→ WRITTEN PROBLEM
Retype the run of lines that opens with the line containing "Give me the" and closes with the line containing "const pieValues = [99.7, 0.3];", exactly and inclusively, but skip the pictures.

→ DATA ENTRIES

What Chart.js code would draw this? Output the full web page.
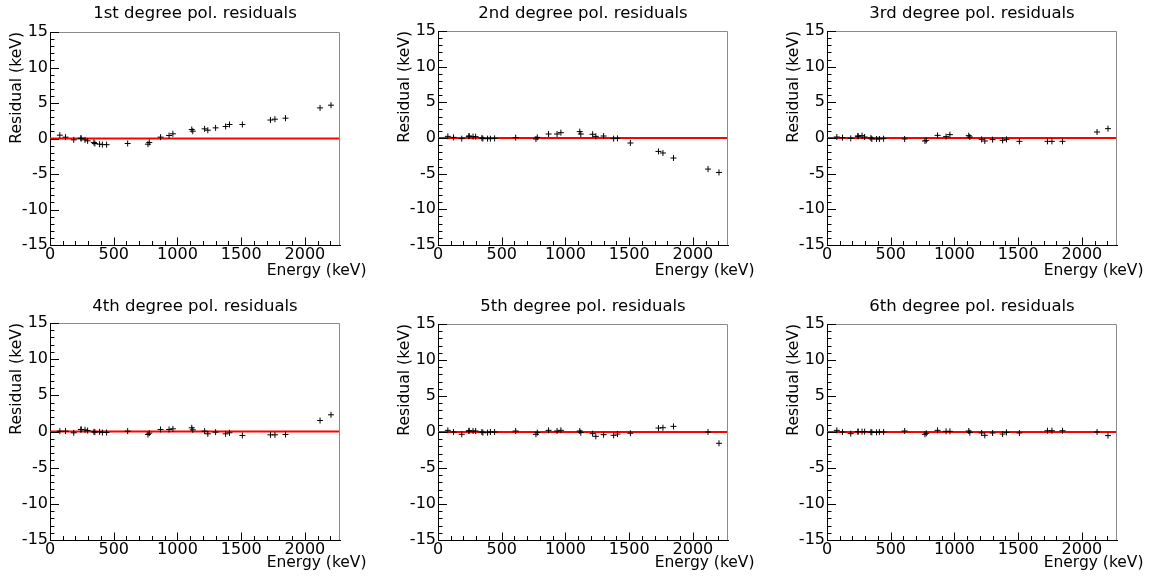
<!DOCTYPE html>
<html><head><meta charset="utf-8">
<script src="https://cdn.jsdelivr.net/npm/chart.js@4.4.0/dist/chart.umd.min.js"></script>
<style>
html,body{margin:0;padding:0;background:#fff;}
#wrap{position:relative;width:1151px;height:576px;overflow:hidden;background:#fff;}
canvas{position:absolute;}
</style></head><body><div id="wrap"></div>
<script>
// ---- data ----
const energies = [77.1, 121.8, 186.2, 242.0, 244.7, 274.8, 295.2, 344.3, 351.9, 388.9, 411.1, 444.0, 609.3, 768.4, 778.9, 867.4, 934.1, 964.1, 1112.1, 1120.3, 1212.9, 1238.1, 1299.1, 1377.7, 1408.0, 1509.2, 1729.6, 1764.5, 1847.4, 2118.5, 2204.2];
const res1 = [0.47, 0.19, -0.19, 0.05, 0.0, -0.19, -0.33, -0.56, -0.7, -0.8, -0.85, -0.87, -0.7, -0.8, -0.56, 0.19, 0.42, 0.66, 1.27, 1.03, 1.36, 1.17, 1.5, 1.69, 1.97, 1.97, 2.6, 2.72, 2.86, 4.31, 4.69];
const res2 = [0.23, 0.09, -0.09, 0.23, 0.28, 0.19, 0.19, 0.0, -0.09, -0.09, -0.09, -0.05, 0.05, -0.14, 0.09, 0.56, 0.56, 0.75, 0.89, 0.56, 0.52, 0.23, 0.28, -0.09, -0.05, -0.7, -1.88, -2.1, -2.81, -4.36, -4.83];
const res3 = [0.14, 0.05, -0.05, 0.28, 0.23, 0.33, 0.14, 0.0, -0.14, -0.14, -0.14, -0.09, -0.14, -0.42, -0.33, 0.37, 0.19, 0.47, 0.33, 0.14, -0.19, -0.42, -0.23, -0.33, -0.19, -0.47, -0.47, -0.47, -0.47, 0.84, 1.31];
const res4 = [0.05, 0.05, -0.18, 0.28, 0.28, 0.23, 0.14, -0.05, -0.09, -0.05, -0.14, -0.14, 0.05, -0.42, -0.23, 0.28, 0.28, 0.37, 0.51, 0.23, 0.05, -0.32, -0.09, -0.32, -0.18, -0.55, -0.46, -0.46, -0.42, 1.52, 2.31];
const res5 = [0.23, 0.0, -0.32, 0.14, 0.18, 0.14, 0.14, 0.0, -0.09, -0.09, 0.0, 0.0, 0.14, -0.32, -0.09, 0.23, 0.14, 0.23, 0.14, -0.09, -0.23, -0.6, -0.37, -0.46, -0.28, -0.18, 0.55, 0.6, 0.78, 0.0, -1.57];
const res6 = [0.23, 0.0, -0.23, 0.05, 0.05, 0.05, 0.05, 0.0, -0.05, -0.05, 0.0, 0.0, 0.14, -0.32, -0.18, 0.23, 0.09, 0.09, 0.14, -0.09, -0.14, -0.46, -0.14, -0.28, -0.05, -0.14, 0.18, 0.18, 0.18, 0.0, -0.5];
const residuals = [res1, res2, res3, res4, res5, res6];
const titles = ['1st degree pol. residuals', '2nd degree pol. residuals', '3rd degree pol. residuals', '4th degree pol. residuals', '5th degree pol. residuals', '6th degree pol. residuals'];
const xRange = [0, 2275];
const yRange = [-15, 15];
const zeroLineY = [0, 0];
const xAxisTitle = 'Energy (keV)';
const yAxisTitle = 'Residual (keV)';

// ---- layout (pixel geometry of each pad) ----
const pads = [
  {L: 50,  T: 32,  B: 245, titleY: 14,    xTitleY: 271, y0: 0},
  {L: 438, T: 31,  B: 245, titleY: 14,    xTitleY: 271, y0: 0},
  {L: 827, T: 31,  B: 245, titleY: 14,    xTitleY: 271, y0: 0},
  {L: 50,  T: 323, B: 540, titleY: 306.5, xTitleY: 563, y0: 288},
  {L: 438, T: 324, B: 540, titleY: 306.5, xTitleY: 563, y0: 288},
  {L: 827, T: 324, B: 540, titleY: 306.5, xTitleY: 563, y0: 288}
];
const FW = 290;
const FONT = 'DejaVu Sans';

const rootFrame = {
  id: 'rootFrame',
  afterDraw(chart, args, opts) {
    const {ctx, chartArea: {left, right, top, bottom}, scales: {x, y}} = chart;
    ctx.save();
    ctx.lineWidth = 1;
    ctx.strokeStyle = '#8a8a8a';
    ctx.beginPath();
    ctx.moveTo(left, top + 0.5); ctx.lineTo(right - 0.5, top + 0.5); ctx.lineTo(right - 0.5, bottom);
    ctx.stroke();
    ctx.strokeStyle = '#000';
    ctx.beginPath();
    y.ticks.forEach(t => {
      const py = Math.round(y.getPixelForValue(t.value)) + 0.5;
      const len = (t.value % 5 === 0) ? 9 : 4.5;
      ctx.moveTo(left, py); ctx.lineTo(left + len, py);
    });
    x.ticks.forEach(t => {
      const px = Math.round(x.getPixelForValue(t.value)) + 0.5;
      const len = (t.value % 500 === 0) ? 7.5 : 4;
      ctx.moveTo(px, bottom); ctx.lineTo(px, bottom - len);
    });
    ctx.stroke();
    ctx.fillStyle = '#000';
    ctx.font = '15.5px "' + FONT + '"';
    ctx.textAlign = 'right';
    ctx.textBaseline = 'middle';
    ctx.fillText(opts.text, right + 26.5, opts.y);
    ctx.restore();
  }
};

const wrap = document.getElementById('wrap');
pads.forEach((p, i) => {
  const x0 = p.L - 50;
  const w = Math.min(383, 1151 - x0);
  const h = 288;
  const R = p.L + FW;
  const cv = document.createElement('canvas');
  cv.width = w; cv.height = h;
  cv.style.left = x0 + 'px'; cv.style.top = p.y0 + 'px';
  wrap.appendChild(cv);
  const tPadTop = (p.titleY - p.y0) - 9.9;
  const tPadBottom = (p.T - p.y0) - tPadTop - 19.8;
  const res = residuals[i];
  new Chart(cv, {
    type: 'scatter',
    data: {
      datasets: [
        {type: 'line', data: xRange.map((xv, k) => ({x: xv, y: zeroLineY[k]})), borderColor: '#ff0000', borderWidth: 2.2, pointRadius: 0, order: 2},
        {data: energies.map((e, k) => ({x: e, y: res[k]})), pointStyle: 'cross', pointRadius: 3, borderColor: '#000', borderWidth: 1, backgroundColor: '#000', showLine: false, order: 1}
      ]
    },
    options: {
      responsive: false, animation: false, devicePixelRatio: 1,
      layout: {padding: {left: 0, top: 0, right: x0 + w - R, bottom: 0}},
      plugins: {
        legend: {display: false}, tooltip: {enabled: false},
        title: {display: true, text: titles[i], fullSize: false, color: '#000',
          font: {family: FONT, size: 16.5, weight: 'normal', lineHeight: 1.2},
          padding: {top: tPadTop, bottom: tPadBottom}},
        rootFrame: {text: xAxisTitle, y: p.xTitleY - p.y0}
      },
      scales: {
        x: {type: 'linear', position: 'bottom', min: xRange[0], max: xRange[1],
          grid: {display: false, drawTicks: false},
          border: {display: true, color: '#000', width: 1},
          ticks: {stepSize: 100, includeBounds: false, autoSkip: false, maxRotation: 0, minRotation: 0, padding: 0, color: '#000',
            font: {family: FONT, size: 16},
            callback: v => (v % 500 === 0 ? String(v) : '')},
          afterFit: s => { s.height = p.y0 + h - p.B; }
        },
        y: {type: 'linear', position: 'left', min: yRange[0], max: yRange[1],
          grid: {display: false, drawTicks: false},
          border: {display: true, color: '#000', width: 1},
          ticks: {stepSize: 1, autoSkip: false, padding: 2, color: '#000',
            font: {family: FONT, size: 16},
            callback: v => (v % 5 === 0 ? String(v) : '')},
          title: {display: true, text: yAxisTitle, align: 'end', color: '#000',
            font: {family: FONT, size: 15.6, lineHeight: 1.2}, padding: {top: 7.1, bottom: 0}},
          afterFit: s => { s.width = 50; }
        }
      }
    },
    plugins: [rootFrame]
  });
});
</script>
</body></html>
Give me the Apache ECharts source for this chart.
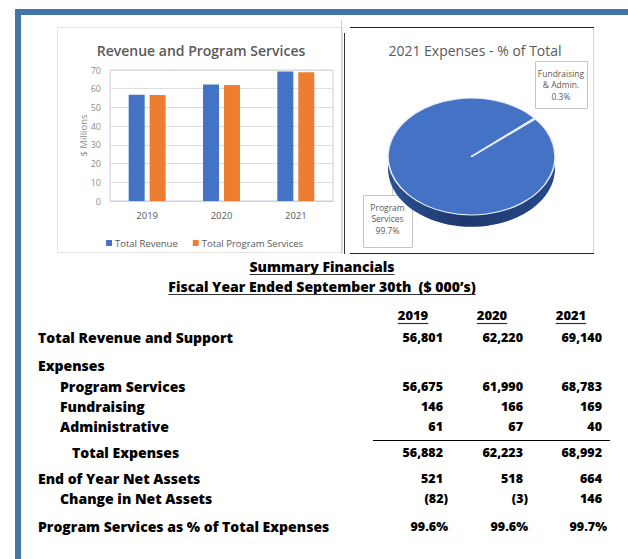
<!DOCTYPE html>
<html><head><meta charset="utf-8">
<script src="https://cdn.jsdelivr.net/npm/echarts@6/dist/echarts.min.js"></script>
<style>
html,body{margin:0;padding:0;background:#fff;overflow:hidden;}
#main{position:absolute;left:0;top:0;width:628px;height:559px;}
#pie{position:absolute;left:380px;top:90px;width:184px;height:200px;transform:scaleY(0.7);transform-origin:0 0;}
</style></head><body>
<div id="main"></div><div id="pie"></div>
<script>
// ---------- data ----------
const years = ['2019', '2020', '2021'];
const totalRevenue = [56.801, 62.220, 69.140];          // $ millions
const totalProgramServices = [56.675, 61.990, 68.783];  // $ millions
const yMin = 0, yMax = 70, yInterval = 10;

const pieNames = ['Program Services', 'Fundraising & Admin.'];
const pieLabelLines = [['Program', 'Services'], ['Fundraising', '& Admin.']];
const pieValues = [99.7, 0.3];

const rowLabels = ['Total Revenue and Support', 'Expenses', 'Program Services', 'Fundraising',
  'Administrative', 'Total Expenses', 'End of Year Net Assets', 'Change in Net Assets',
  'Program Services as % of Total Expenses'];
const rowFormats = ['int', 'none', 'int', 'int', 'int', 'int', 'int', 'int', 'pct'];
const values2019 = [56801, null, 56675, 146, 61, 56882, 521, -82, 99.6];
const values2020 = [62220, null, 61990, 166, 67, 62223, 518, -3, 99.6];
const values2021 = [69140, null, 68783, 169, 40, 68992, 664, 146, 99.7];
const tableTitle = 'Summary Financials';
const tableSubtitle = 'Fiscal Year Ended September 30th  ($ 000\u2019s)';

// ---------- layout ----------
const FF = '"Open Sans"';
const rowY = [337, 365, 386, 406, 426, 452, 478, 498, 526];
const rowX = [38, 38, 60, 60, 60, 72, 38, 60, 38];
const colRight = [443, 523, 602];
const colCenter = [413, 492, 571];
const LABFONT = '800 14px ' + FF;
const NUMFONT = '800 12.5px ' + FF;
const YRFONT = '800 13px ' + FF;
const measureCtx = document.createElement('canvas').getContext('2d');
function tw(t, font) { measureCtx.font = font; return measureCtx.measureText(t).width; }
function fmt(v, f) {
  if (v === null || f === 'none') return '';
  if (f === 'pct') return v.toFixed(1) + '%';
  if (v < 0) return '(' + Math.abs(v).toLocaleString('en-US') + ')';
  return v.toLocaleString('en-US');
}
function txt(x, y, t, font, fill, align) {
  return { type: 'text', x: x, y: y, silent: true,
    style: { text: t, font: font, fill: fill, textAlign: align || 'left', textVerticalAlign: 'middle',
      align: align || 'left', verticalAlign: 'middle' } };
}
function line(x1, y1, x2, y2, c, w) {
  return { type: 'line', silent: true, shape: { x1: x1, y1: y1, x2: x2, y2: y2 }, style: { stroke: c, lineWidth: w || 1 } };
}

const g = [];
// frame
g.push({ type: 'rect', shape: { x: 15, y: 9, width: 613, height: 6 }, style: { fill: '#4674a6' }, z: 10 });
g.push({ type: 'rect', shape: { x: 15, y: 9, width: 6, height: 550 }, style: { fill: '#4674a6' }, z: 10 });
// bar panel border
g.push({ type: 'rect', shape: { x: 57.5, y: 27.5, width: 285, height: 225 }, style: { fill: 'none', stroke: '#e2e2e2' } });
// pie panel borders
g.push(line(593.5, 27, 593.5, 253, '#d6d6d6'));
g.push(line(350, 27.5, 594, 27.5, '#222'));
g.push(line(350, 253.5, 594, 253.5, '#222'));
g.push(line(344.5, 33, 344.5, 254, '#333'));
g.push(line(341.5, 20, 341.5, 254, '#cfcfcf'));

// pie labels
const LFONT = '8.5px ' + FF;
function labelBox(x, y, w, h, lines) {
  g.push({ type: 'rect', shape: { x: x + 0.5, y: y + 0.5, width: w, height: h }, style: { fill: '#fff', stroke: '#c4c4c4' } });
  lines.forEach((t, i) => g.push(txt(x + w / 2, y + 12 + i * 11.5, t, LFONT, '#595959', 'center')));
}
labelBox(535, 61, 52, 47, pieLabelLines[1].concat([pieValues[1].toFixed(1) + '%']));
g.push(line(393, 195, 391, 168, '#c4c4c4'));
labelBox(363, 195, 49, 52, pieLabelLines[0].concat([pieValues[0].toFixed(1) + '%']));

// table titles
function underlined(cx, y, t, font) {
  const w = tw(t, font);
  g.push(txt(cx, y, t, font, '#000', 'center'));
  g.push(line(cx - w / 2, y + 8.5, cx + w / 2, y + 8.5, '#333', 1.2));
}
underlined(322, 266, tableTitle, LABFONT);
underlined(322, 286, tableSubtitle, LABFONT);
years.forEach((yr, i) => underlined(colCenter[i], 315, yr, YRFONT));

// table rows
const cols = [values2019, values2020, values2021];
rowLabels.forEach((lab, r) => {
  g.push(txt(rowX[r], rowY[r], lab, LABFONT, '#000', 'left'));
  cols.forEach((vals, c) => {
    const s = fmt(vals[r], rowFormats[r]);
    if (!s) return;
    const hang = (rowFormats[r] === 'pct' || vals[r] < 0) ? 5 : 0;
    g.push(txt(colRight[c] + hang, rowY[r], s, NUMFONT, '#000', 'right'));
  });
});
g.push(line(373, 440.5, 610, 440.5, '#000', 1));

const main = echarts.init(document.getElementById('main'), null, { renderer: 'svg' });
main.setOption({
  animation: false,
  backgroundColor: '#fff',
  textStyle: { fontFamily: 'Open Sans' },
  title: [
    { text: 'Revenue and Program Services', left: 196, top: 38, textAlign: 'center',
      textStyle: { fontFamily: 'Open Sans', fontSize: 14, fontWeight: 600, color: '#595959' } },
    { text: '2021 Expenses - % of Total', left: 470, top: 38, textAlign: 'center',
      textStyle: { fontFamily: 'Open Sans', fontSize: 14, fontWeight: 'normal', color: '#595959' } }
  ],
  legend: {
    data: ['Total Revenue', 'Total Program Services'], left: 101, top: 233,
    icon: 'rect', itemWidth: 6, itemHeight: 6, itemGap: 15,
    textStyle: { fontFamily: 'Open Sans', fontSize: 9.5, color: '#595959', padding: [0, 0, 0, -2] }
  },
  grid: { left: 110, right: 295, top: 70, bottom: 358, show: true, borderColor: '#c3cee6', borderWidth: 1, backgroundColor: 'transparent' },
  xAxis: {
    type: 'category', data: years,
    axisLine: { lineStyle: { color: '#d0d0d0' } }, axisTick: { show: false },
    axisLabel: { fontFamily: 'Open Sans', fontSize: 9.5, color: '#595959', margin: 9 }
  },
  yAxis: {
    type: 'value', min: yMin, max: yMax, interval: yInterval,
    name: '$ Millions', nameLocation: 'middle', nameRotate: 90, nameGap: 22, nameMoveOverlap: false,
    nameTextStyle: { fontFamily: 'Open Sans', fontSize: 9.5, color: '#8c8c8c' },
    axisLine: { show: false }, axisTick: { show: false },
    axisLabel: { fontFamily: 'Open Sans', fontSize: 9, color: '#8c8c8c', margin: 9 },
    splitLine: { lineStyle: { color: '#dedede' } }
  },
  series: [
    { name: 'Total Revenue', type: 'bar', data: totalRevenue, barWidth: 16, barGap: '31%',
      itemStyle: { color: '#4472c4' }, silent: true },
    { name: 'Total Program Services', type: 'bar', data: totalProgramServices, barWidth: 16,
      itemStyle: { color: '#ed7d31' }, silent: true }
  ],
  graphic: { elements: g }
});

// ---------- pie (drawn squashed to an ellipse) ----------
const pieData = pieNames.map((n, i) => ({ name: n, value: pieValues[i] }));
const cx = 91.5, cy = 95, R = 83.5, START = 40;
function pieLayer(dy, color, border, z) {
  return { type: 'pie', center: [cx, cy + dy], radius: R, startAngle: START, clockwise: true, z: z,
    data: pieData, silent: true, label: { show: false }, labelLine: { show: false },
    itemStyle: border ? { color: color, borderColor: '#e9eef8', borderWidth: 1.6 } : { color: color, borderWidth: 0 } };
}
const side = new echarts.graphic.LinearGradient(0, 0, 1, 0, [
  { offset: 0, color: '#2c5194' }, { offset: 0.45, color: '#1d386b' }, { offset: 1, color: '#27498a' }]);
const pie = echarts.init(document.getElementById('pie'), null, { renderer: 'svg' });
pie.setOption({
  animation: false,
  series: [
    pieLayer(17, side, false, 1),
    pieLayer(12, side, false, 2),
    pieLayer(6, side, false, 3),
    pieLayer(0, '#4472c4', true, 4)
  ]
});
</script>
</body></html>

→ TASK OUTPUT
Give me the Apache ECharts source for this chart.
<!DOCTYPE html>
<html><head><meta charset="utf-8">
<script src="https://cdn.jsdelivr.net/npm/echarts@6/dist/echarts.min.js"></script>
<style>
html,body{margin:0;padding:0;background:#fff;overflow:hidden;}
#main{position:absolute;left:0;top:0;width:628px;height:559px;}
#pie{position:absolute;left:380px;top:90px;width:184px;height:200px;transform:scaleY(0.7);transform-origin:0 0;}
</style></head><body>
<div id="main"></div><div id="pie"></div>
<script>
// ---------- data ----------
const years = ['2019', '2020', '2021'];
const totalRevenue = [56.801, 62.220, 69.140];          // $ millions
const totalProgramServices = [56.675, 61.990, 68.783];  // $ millions
const yMin = 0, yMax = 70, yInterval = 10;

const pieNames = ['Program Services', 'Fundraising & Admin.'];
const pieLabelLines = [['Program', 'Services'], ['Fundraising', '& Admin.']];
const pieValues = [99.7, 0.3];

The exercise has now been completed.